Denny-Blaine Park is a  park in the Denny-Blaine neighborhood of Seattle, Washington. It is located on Lake Washington along and at the end of E. Denny-Blaine Place.

The land for the park was donated to the City of Seattle by Charles L. Denny and Elbert F. Blaine, who were also responsible for sub-dividing the surrounding neighborhood.

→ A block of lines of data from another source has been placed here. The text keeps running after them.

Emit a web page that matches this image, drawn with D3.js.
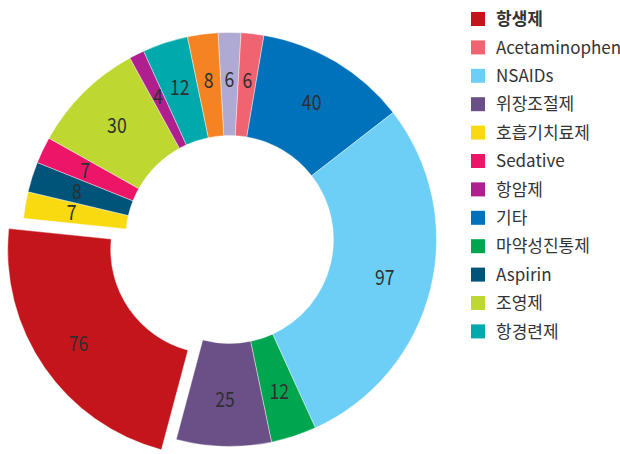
<!DOCTYPE html>
<html><head><meta charset="utf-8">
<script src="https://cdn.jsdelivr.net/npm/d3@7"></script>
<style>body{margin:0;background:#fff;}svg{display:block;}</style>
</head><body>
<svg id="c" width="620" height="454"></svg>
<script>
// slice order clockwise starting at the top slice
const sliceNames = ["미표기A","Acetaminophen","기타","NSAIDs","마약성진통제","위장조절제","항생제","호흡기치료제","Aspirin","Sedative","조영제","항암제","항경련제","미표기B"];
const sliceValues = [6,6,40,97,12,25,76,7,8,7,30,4,12,8];
const sliceColors = ["#aeaad3","#f06371","#0071bb","#6dcff6","#00a64f","#6a5087","#c4151c","#f9d90f","#005479","#ed1568","#bed731","#b01f8e","#00a9ab","#f58321"];
const explodedName = "항생제";
const legendNames = ["항생제","Acetaminophen","NSAIDs","위장조절제","호흡기치료제","Sedative","항암제","기타","마약성진통제","Aspirin","조영제","항경련제"];

const data = sliceNames.map((n,i)=>({name:n,value:sliceValues[i],color:sliceColors[i]}));
const total = d3.sum(sliceValues);
const cx = 229.5, cy = 239.5, rOut = 207, rIn = 104, explode = 18, labelR = 160;
const offset = (sliceValues[0]/2)/total*2*Math.PI;

const svg = d3.select("#c");
const g = svg.append("g").attr("transform",`translate(${cx},${cy})`);
const pie = d3.pie().value(d=>d.value).sort(null).startAngle(-offset).endAngle(2*Math.PI-offset);
const arc = d3.arc().innerRadius(rIn).outerRadius(rOut);
const lab = d3.arc().innerRadius(labelR).outerRadius(labelR);
const arcs = pie(data);

const shift = (d,k=1) => {
  if (d.data.name !== explodedName) return [0,0];
  const a = (d.startAngle + d.endAngle)/2;
  return [Math.sin(a)*explode*k, -Math.cos(a)*explode*k];
};

g.selectAll("path.s").data(arcs).join("path").attr("class","s")
  .attr("d",arc).attr("fill",d=>d.data.color)
  .attr("stroke","#ffffff").attr("stroke-width",0.4)
  .attr("transform",d=>`translate(${shift(d)})`);

g.selectAll("text.l").data(arcs).join("text").attr("class","l")
  .attr("transform",d=>{const c=lab.centroid(d);const s=shift(d,1.3);return `translate(${c[0]+s[0]},${c[1]+s[1]}) scale(0.84,1)`;})
  .attr("text-anchor","middle").attr("dy","0.36em")
  .attr("font-family","'Noto Sans CJK KR','Noto Sans',sans-serif").attr("font-size",21)
  .attr("fill","#2f2f2f").text(d=>d.data.value);

const colorOf = n => sliceColors[sliceNames.indexOf(n)];
const lg = svg.append("g").attr("transform","translate(471,12)");
const rows = lg.selectAll("g").data(legendNames).join("g").attr("transform",(d,i)=>`translate(0,${i*28.4})`);
rows.append("rect").attr("width",14).attr("height",14).attr("fill",d=>colorOf(d));
rows.append("text").attr("x",25).attr("y",7).attr("dy","0.36em")
  .attr("font-family","'Noto Sans CJK KR','Noto Sans',sans-serif").attr("font-size",17)
  .attr("font-weight",(d,i)=>i===0?"bold":"normal")
  .attr("fill","#333").text(d=>d);
</script>
</body></html>
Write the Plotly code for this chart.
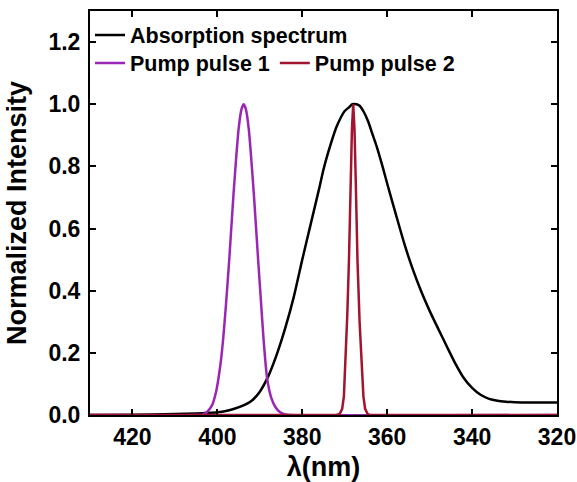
import plotly.graph_objects as go

# Absorption spectrum (wavelength nm, normalized intensity)
abs_wl = [430, 420, 410, 405, 402, 400, 398, 396, 394, 392, 390, 388, 386, 384, 382,
          380, 378, 376, 375, 374, 372, 371, 370, 369, 368.2, 367.2, 366.5, 365.5, 364.5,
          363.5, 362.5, 361, 360, 358, 356, 354, 352, 350, 348, 346, 344, 342, 340,
          338, 336, 334, 332, 330, 325, 320]
abs_val = [0.0, 0.001, 0.003, 0.005, 0.007, 0.009, 0.013, 0.02, 0.03, 0.045, 0.075, 0.125,
           0.195, 0.28, 0.38, 0.50, 0.615, 0.73, 0.79, 0.84, 0.925, 0.955, 0.978, 0.99,
           1.0, 1.0, 0.995, 0.975, 0.945, 0.905, 0.865, 0.795, 0.745, 0.648, 0.553, 0.47,
           0.398, 0.335, 0.278, 0.222, 0.167, 0.12, 0.087, 0.065, 0.052, 0.046, 0.043,
           0.041, 0.040, 0.040]

# Pump pulse 1
p1_wl = [430, 405, 403.3, 402.3, 401.3, 400.3, 399.3, 398.6, 398.0, 397.2, 396.2, 395.0,
         394.3, 393.8, 393.3, 392.6, 391.4, 390.4, 389.9, 389.1, 388.3, 387.3, 386.3,
         385.3, 384.0, 383.0, 320]
p1_val = [0.0, 0.0, 0.002, 0.012, 0.03, 0.075, 0.16, 0.25, 0.35, 0.50, 0.71, 0.92,
          0.985, 1.0, 0.985, 0.92, 0.71, 0.50, 0.40, 0.24, 0.12, 0.055, 0.025,
          0.01, 0.002, 0.0, 0.0]

# Pump pulse 2
p2_wl = [430, 372.0, 371.2, 370.6, 370.2, 369.8, 369.4, 369.0, 368.6, 368.3, 368.0,
         367.7, 367.4, 367.0, 366.5, 366.1, 365.6, 365.2, 364.6, 364.0, 320]
p2_val = [0.0, 0.0, 0.003, 0.02, 0.06, 0.17, 0.32, 0.50, 0.75, 0.92, 1.0,
          0.92, 0.75, 0.50, 0.30, 0.17, 0.06, 0.02, 0.003, 0.0, 0.0]

x_ticks = [420, 400, 380, 360, 340, 320]
y_ticks = [0.0, 0.2, 0.4, 0.6, 0.8, 1.0, 1.2]

FONT = "Liberation Sans, Arial, sans-serif"

fig = go.Figure()
fig.add_trace(go.Scatter(x=abs_wl, y=abs_val, mode="lines", name="Absorption spectrum",
                         line=dict(color="#000000", width=2.5, shape="spline", smoothing=0.7),
                         legend="legend"))
fig.add_trace(go.Scatter(x=p1_wl, y=p1_val, mode="lines", name="Pump pulse 1",
                         line=dict(color="#9B26B6", width=2.5, shape="spline", smoothing=0.5),
                         legend="legend2"))
fig.add_trace(go.Scatter(x=p2_wl, y=p2_val, mode="lines", name="Pump pulse 2",
                         line=dict(color="#A2142F", width=2.5), legend="legend2"))

axis_common = dict(
    showline=True, linecolor="black", linewidth=2, mirror="ticks",
    ticks="inside", ticklen=6, tickwidth=1.5, tickcolor="black",
    showgrid=False, zeroline=False, automargin=False,
    tickfont=dict(family=FONT, size=23, color="black", weight="bold"),
)

fig.update_xaxes(range=[430, 320], tickvals=x_ticks,
                 ticktext=[str(v) for v in x_ticks],
                 title=dict(text="λ(nm)", font=dict(family=FONT, size=27, color="black", weight="bold"),
                            standoff=11),
                 **axis_common)
fig.update_yaxes(range=[0, 1.3], tickvals=y_ticks,
                 ticktext=[f"{v:.1f}" for v in y_ticks],
                 ticklabelstandoff=3,
                 title=dict(text="Normalized Intensity", font=dict(family=FONT, size=27, color="black", weight="bold"),
                            standoff=14),
                 **axis_common)

legend_font = dict(family=FONT, size=21.5, color="black", weight="bold")
fig.update_layout(
    width=577, height=482,
    margin=dict(l=90, r=20, t=11, b=67),
    paper_bgcolor="white", plot_bgcolor="white",
    showlegend=True,
    legend=dict(x=0, y=0.9406, xanchor="left", yanchor="middle",
                bgcolor="rgba(0,0,0,0)", font=legend_font, orientation="v"),
    legend2=dict(x=0, y=0.8713, xanchor="left", yanchor="middle",
                 bgcolor="rgba(0,0,0,0)", font=legend_font, orientation="h"),
)

fig.write_html("out.html", config={"displayModeBar": False},
               post_script="document.body.style.margin='0';document.body.style.overflow='hidden';")
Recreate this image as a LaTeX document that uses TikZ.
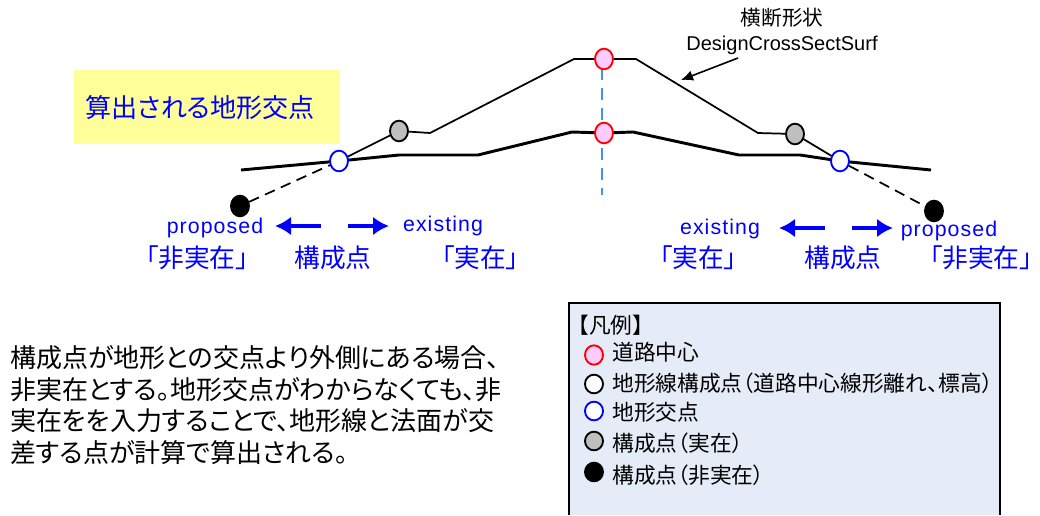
\documentclass[tikz,border=0pt]{standalone}
\usepackage{fontspec}
\setmainfont{Noto Sans CJK JP}[RawFeature={+palt}]
\newfontfamily\latinfont{Liberation Sans}
\newfontfamily\spacedfont{Liberation Sans}[LetterSpace=5]
\usetikzlibrary{shapes.geometric,backgrounds,arrows.meta}
\definecolor{notecolor}{HTML}{FFFF99}
\definecolor{legendcolor}{HTML}{E6ECF7}
\definecolor{centercolor}{HTML}{FFCCFF}
\definecolor{axiscolor}{HTML}{4A90E8}
\tikzset{
  pointmark/.style={ellipse, draw, line width=1.4pt, inner sep=0pt, minimum width=13.5pt, minimum height=15.5pt},
  centerpoint/.style={pointmark, draw=red, fill=centercolor},
  surveypoint/.style={pointmark, draw=black, fill=white},
  crosspoint/.style={pointmark, draw=blue, fill=white},
  realpoint/.style={pointmark, draw=black, fill=black!25},
  ghostpoint/.style={pointmark, draw=black, fill=black},
  bluelabel/.style={text=blue, inner sep=0pt, font=\fontsize{19.3}{21}\selectfont},
  latinlabel/.style={text=blue, inner sep=0pt, font=\spacedfont\fontsize{16}{18}\selectfont},
  legendtext/.style={anchor=west, inner sep=0pt, font=\fontsize{16.3}{18}\selectfont},
  terrain/.style={line width=2.2pt},
  design/.style={line width=1.3pt},
  bluearrow/.style={-{Latex[length=12pt,width=14pt]}, blue, line width=2.4pt},
}
\begin{document}
\begin{tikzpicture}[x=0.75pt, y=-0.75pt, >=latex]
  \useasboundingbox (0,0) rectangle (1040,515);

  \node[fill=notecolor, anchor=north west, minimum height=55.5pt, text width=183pt,
    inner xsep=8.25pt, inner ysep=0pt, align=left, text=blue,
    font=\fontsize{19.6}{22}\selectfont] (notebox) at (74,70) {算出される地形交点};

  \node[centerpoint] (centerTop) at (604,59) {};
  \node[centerpoint] (centerLow) at (604,133) {};
  \node[realpoint] (realL) at (399,131) {};
  \node[realpoint] (realR) at (795,134) {};
  \node[crosspoint] (crossL) at (339,161) {};
  \node[crosspoint] (crossR) at (840,161) {};
  \node[ghostpoint] (ghostL) at (240,206) {};
  \node[ghostpoint] (ghostR) at (934,211) {};

  \coordinate (axisTop) at (602,68);
  \coordinate (axisEnd) at (602,195);
  \coordinate (d1) at (430,133);
  \coordinate (d2) at (574,59);
  \coordinate (d3) at (636,59);
  \coordinate (d4) at (758,133);
  \coordinate (g0) at (241,170);
  \coordinate (g1) at (399,155);
  \coordinate (g2) at (478,155);
  \coordinate (g3) at (572,132);
  \coordinate (g4) at (633,132);
  \coordinate (g5) at (739,155);
  \coordinate (g6) at (800,155);
  \coordinate (g7) at (931,170);

  \begin{scope}[on background layer]
    \draw[axiscolor, line width=1pt, dash pattern=on 9pt off 6pt] (axisTop) -- (axisEnd);
    \draw[terrain] (g0) -- (crossL.center) -- (g1) -- (g2) -- (g3) -- (centerLow.center) -- (g4) -- (g5) -- (g6) -- (crossR.center) -- (g7);
    \draw[design] (crossL.center) -- (realL.center) -- (d1) -- (d2) -- (centerTop.center) -- (d3) -- (d4) -- (realR.center) -- (crossR.center);
    \draw[design, dash pattern=on 8pt off 5pt] (ghostL) -- (crossL);
    \draw[design, dash pattern=on 8pt off 5pt] (crossR) -- (ghostR);
  \end{scope}

  \node[font=\fontsize{15.5}{18}\selectfont, inner sep=0pt] (titleJa) at (782,18) {横断形状};
  \node[font=\latinfont\fontsize{15}{18}\selectfont, inner sep=0pt] (titleEn) at (782,45) {DesignCrossSectSurf};
  \coordinate (leaderStart) at (738,58);
  \coordinate (leaderEnd) at (681,80);
  \draw[-{Latex[length=9pt,width=8pt]}, line width=1.2pt] (leaderStart) -- (leaderEnd);

  \node[latinlabel] (propL) at (215,228) {proposed};
  \node[latinlabel] (exisL) at (443,226) {existing};
  \node[bluelabel] (ghostLabL) at (197,258) {「非実在」};
  \node[bluelabel] (partL) at (333,258) {構成点};
  \node[bluelabel] (realLabL) at (480,258) {「実在」};
  \node[latinlabel] (exisR) at (720,229) {existing};
  \node[latinlabel] (propR) at (949,231) {proposed};
  \node[bluelabel] (realLabR) at (698,258) {「実在」};
  \node[bluelabel] (partR) at (843,258) {構成点};
  \node[bluelabel] (ghostLabR) at (981,258) {「非実在」};

  \coordinate (arrowLa) at (321,226);
  \coordinate (headLa) at (275,226);
  \coordinate (arrowLb) at (348,226);
  \coordinate (headLb) at (389,226);
  \coordinate (arrowRa) at (825,228);
  \coordinate (headRa) at (779,228);
  \coordinate (arrowRb) at (852,228);
  \coordinate (headRb) at (893,228);
  \draw[bluearrow] (arrowLa) -- (headLa);
  \draw[bluearrow] (arrowLb) -- (headLb);
  \draw[bluearrow] (arrowRa) -- (headRa);
  \draw[bluearrow] (arrowRb) -- (headRb);

  \node[anchor=west, inner sep=0pt, align=left, font=\fontsize{19.5}{23.8}\selectfont] (bodytext) at (10,405)
    {構成点が地形との交点より外側にある場合、\\
     非実在とする。地形交点がわからなくても、非\\
     実在をを入力することで、地形線と法面が交\\
     差する点が計算で算出される。};

  \fill[legendcolor] (569,303) rectangle (1000,515);
  \draw[line width=1.4pt] (569,515) -- (569,303) -- (1000,303) -- (1000,515);
  \node[legendtext] (legendhead) at (578,325) {【凡例】};
  \node[centerpoint, minimum height=14.5pt] (keyCenter) at (594,355) {};
  \node[surveypoint, minimum height=14pt] (keySurvey) at (594,384) {};
  \node[crosspoint, minimum height=14pt] (keyCross) at (594,411) {};
  \node[realpoint, minimum height=14pt] (keyReal) at (594,441) {};
  \node[ghostpoint, minimum height=14pt] (keyGhost) at (594,472) {};
  \node[legendtext] (textCenter) at (612,352) {道路中心};
  \node[legendtext] (textSurvey) at (612,383) {地形線構成点（道路中心線形離れ、標高）};
  \node[legendtext] (textCross) at (612,412) {地形交点};
  \node[legendtext] (textReal) at (612,443) {構成点（実在）};
  \node[legendtext] (textGhost) at (612,475) {構成点（非実在）};
\end{tikzpicture}
\end{document}
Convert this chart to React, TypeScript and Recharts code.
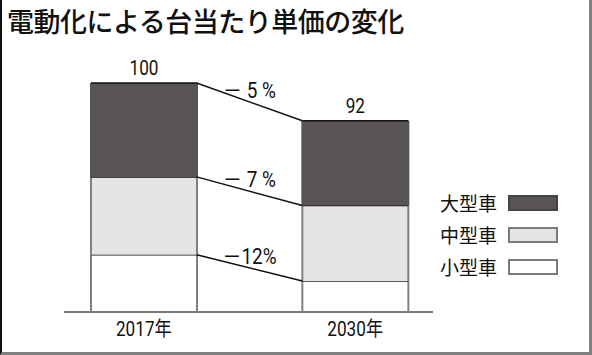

There is a grass beach as well as a picnic area and a volleyball pit.

Much of a renovation completed in 2004 involved the large middle bed just above the shoreline.

It is said the actor John Wayne rented the house to the South, and, due to people peeping over the wall, a hedge was put in running along the South border of the park, above the lower beach levels.

Parks close by include Lake Washington Boulevard (borders on the West), Viretta Park (to the SW), Howell Park (few blocks South) and Lakeview Park (to the NW).

Topfree and clothing optional use
Denny-Blaine Park is a nudist park so nudity is very common. Regular nudists maintain the beach to a degree.

In the past the beach had a much higher use of nudity and topfree use and was also known as Dykiki (a playful combination of the words Dyke and Waikiki) because the area had a reputation for a large number of lesbians who would go topfree or nude on the beach.

World Naked Bike Ride (WNBR) Seattle had its bodypainting party here on 17 Aug 2008, and returned on Aug 16, 2009 with Hemp Ride 2009 (affiliated with WNBR Seattle).

Several Seattle Parks & Recreation workers report nudity used to be more common as well as topfree use.